Tell us about your latest project, Black Gold?

Black Gold came from a lot of inspiration, culturally as Black people and as a country. The name came from wanting to let Black people know who and what they are. We aren’t just the slaves or the minority they wanted us to be. We have a voice; we are the greatest commodity on Earth. We are Black gold – we are greater than gold. The project has 15 songs. The first song has a hip-hop, soul, jazz vibe; it hits you in the face with the drums. It’s an evolutionary version of jazz – it’s what jazz feels like to me.

I have some songs dedicated to family members, Kobe Bryant, and I have turn up songs. The very last one ‘She is Beautiful as the Sunrise’ is dedicated to my ex-wife. I believe in giving people flowers while they are here. Even though she’s not my queen anymore, she’s still a queen. I will pay homage to her. When listening to my music I want you to feel all of the feels – happy, sad, majestic, love, quiet storm vibes and adult time vibes. With my music, you are able to feel all of those things. There is a song for how you are feeling. 

What has been the greatest advice you have gotten? What advice do you give to creatives?

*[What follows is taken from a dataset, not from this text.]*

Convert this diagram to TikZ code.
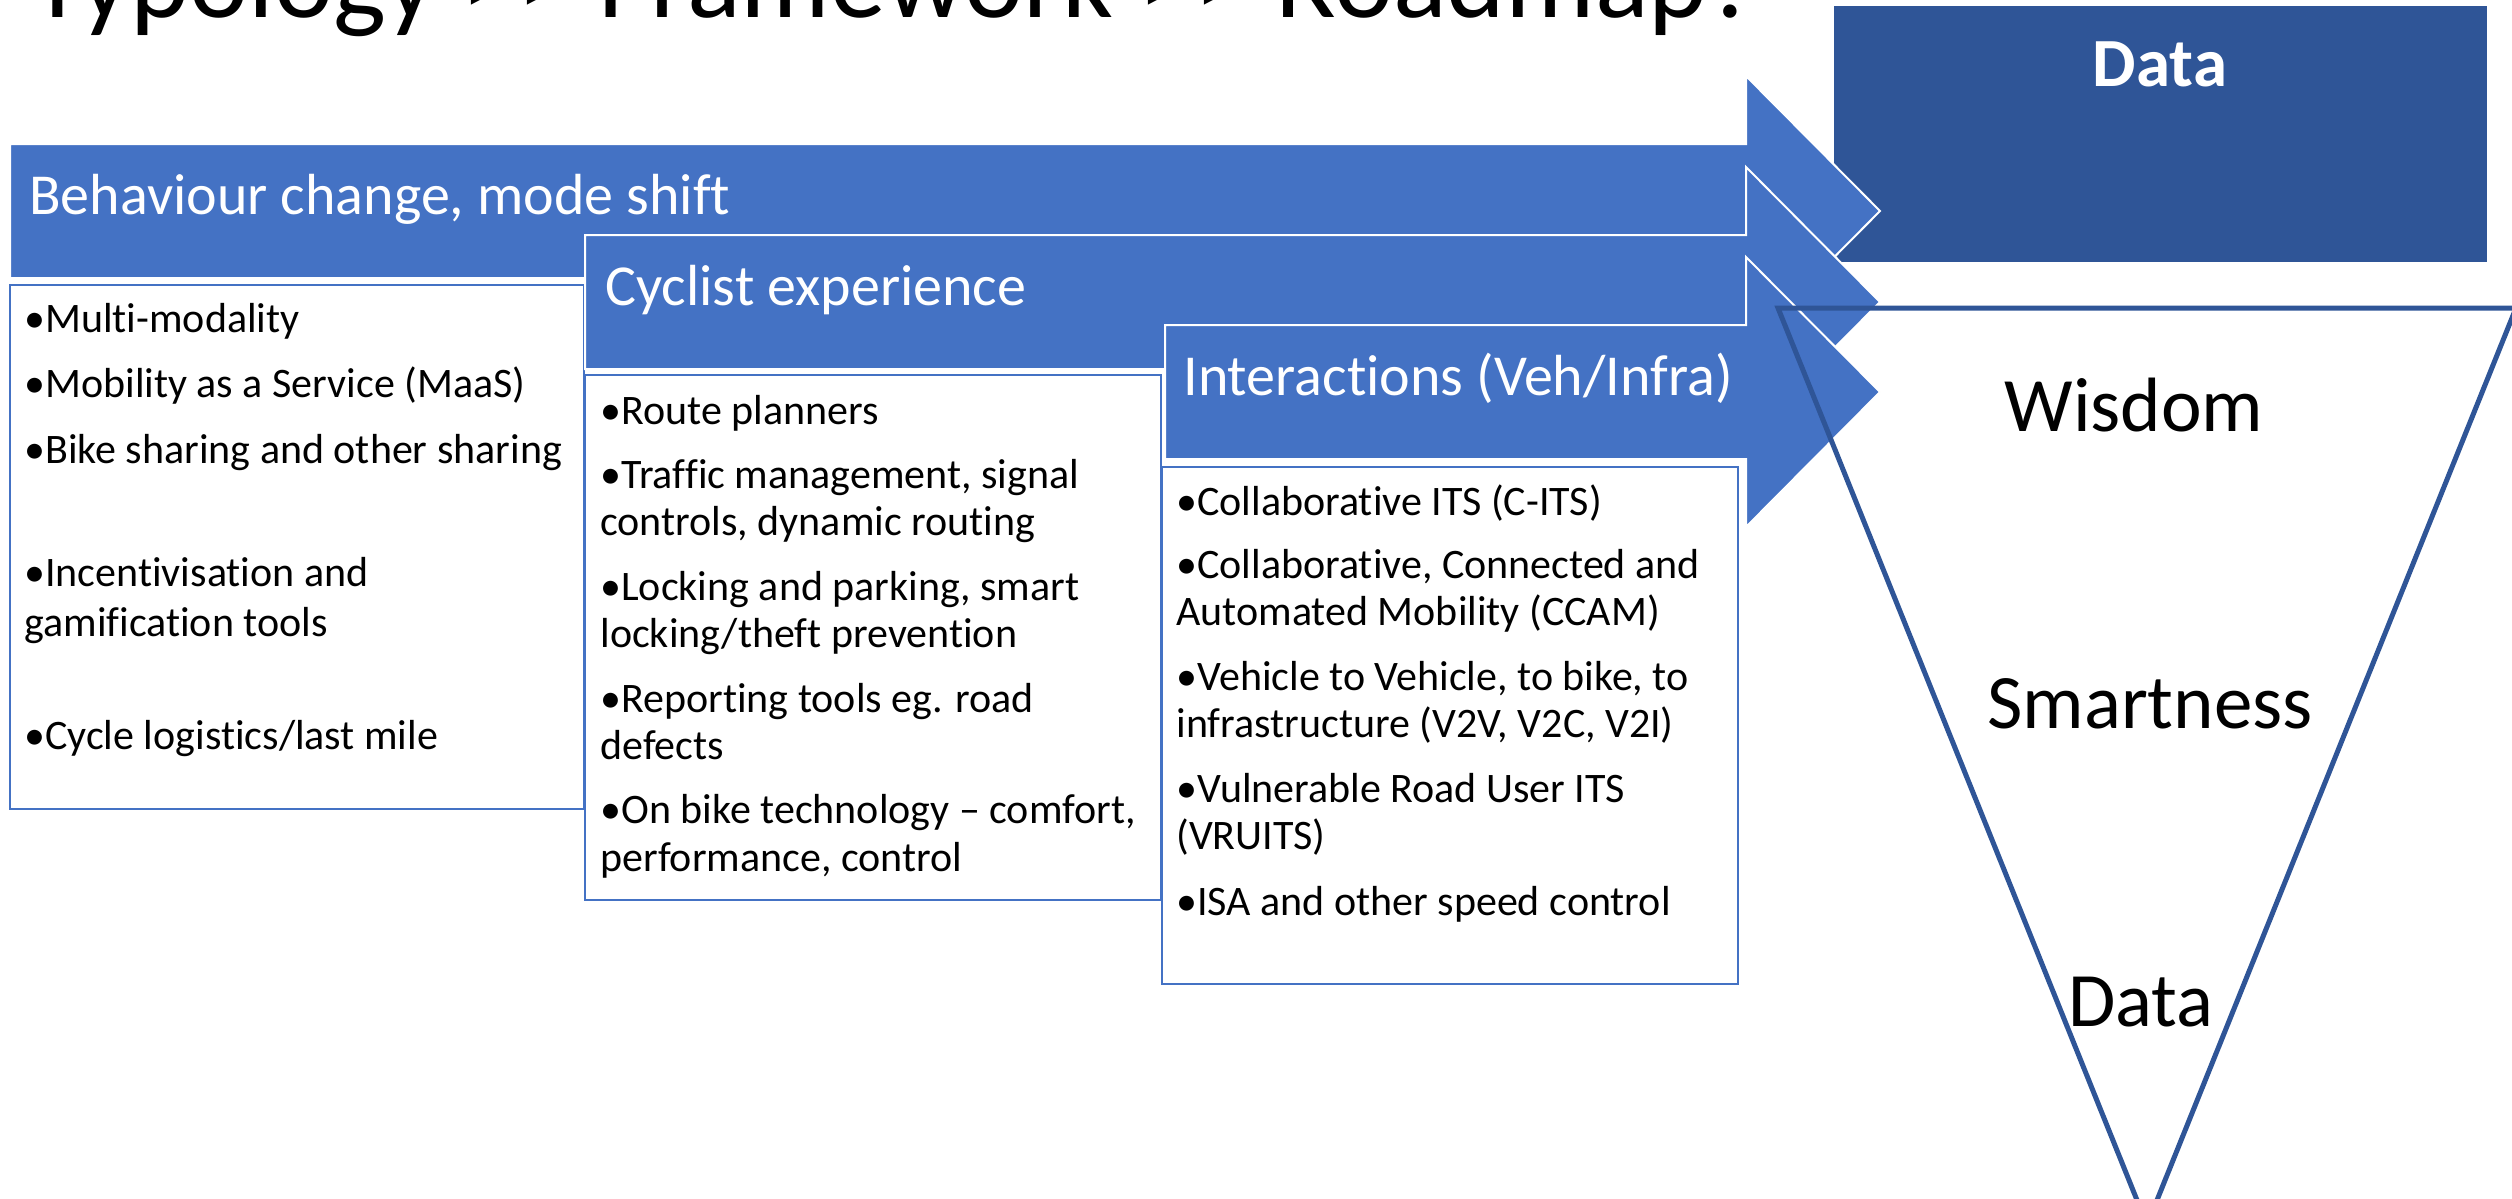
\documentclass[tikz,border=0pt]{standalone}
\usepackage{fontspec}
\setmainfont{Carlito}[Ligatures={NoCommon}]
\definecolor{arrowblue}{HTML}{4472C4}
\definecolor{darkblue}{HTML}{2F5597}
\tikzset{
  flowarrow/.style={fill=arrowblue, draw=white, line width=1pt, line join=miter},
  listbox/.style={draw=arrowblue, line width=1.25pt, fill=white},
  headtxt/.style={anchor=base west, inner sep=0pt, text=white, font=\fontsize{29pt}{34pt}\selectfont},
  bodytxt/.style={anchor=base west, inner sep=0pt, font=\fontsize{21pt}{25pt}\selectfont},
  pyrtxt/.style={anchor=base, inner sep=0pt, font=\fontsize{38.5pt}{46pt}\selectfont},
}
\begin{document}
\begin{tikzpicture}[x=0.5pt,y=-0.5pt]
\useasboundingbox (0,0) rectangle (2512,1199);
\clip (0,0) rectangle (2512,1199);
\fill[white] (0,0) rectangle (2512,1199);

% title (cut at the top, as in the reference)
\node[anchor=base west, inner sep=0pt, font=\fontsize{56pt}{60pt}\selectfont] (title) at (30,18) {Typology >\kern0pt> Framework >\kern0pt> Roadmap?};

% Data box
\fill[darkblue] (1834,6) rectangle (2487,262);
\node[anchor=base, inner sep=0pt, text=white, font=\fontsize{34.5pt}{40pt}\selectfont\bfseries] (datahead) at (2160,86) {Data};

% list boxes
\draw[listbox] (10,285) rectangle (584,809);
\draw[listbox] (585,375) rectangle (1161,900);
\draw[listbox] (1162,467) rectangle (1738,984);

% arrows
\path[flowarrow] (10,144) -- (1746,144) -- (1746,76) -- (1880,211) -- (1746,346) -- (1746,278) -- (10,278) -- cycle;
\path[flowarrow] (585,235) -- (1746,235) -- (1746,167) -- (1880,302) -- (1746,437) -- (1746,369) -- (585,369) -- cycle;
\path[flowarrow] (1165,325) -- (1746,325) -- (1746,257) -- (1880,392) -- (1746,527) -- (1746,459) -- (1165,459) -- cycle;

\node[headtxt] (h1) at (29,214) {Behaviour change, mode shift};
\node[headtxt] (h2) at (605,305) {Cyclist experience};
\node[headtxt] (h3) at (1183,395) {Interactions (Veh/Infra)};

% box 1 text
\node[bodytxt] (a1) at (24,332) {•Multi-modality};
\node[bodytxt] (a2) at (24,397.5) {•Mobility as a Service (MaaS)};
\node[bodytxt] (a3) at (24,463) {•Bike sharing and other sharing};
\node[bodytxt] (a4) at (24,586) {•Incentivisation and};
\node[bodytxt] (a5) at (24,636) {gamification tools};
\node[bodytxt] (a6) at (24,749) {•Cycle logistics/last mile};

% box 2 text
\node[bodytxt] (b1) at (600,424) {•Route planners};
\node[bodytxt] (b2) at (600,488) {•Traffic management, signal};
\node[bodytxt] (b3) at (600,535) {controls, dynamic routing};
\node[bodytxt] (b4) at (600,600) {•Locking and parking, smart};
\node[bodytxt] (b5) at (600,647.5) {locking/theft prevention};
\node[bodytxt] (b6) at (600,712) {•Reporting tools eg. road};
\node[bodytxt] (b7) at (600,759) {defects};
\node[bodytxt] (b8) at (600,823.6) {•On bike technology – comfort,};
\node[bodytxt] (b9) at (600,871) {performance, control};

% box 3 text
\node[bodytxt] (c1) at (1176,515) {•Collaborative ITS (C-ITS)};
\node[bodytxt] (c2) at (1176,578.6) {•Collaborative, Connected and};
\node[bodytxt] (c3) at (1176,625.7) {Automated Mobility (CCAM)};
\node[bodytxt] (c4) at (1176,690) {•Vehicle to Vehicle, to bike, to};
\node[bodytxt] (c5) at (1176,737) {infrastructure (V2V, V2C, V2I)};
\node[bodytxt] (c6) at (1176,802.5) {•Vulnerable Road User ITS};
\node[bodytxt] (c7) at (1176,849) {(VRUITS)};
\node[bodytxt] (c8) at (1176,915) {•ISA and other speed control};

% inverted triangle
\draw[darkblue, line width=2.5pt, line join=miter] (1778,308) -- (2516,308) -- (2147,1225) -- cycle;
\node[pyrtxt] (wis) at (2134,431) {Wisdom};
\node[pyrtxt] (sma) at (2150,728) {Smartness};
\node[pyrtxt] (dat) at (2141,1026) {Data};
\end{tikzpicture}
\end{document}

The best advice I have gotten over the years is to practice the art of public speaking. It’s important as a musician to feel like the audience is hearing and receiving the music. I want to be as great as Barack Obama. When he speaks there is emotion – it rises and it falls. The best advice I can give is that people are going to laugh at your vision, because no one can see your vision like you can. Do not give up. Say to yourself, ‘This is my talent and let’s get to work.’